Just my opinion of course, but it seems to be shared by many.

So with the buried radials not being all that much more work,(unless you
insist on 120 of them) the greater flexibility of buried radials when
dealing with real estate limitations, the appearance and liability
issues, just makes a buried radial system a more attractive and
practical option to many of us.

- 73 de Mike N3LI -

Richard Fry wrote in
:

On Oct 1, 12:45 am, Owen Duffy wrote:
....
Using NEC-4 to incorporate buried (or elevated) radials into the model
should show groundwave fields within 1 km of the monopole that are
very close to the theoretical maximum for the applied power when
radiated along a perfect ground plane, if the model is optimal, and
accurate.

It may do, I can not comment. My interest is for an antenna for sky wave
path, and I have not explored ground wave performance.
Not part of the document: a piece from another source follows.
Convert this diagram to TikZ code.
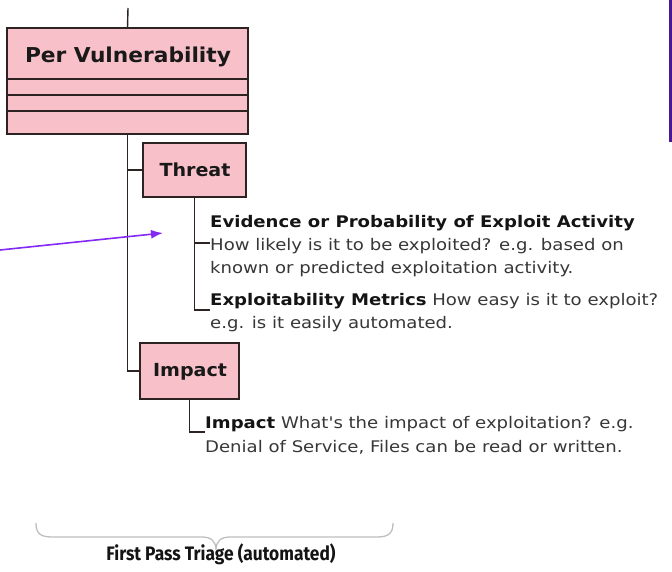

In the cases of 32 buried radials and three elevated radials, the
patterns are similar, efficiencies are similar, and maximum gain is
similar. Reducing the number of buried radials degrades its performance
significantly.

The elevated radials configuration allows a shortened radiator with
capacity hat with negligible degradation in performance. I haven't
modelled the same thing over buried radials, but I expect performance
degradation would be significantly worse.

Owen

Richard Clark wrote:
On Thu, 30 Sep 2010 14:44:53 -0700, Jim Lux
wrote:

It was written by BL&E that
120 radials work,

2, 15, 30, 60, and 113.

No discussion whatever of 120.


I stand corrected.. thanks..
So they extrapolated to 120 as a "nice round number" for the future
purposes of the FCC.

Richard Clark wrote:
On Thu, 30 Sep 2010 14:44:53 -0700, Jim Lux
wrote:

For a lot of operators, a 1
dB change in performance might not be noticeable.

That 1dB is at the periphery of a radius where surface area
(customers) mounts up by the square.


For broadcasters, sure. But the discussion is in reference to the
potential performance difference for ham use, and I would think that
there is more than 1 dB variation in the "other end" of the link. The
hard core DXer or QRPer digging the signal out of the noise will care,
but that's a small fraction of the overall ham population.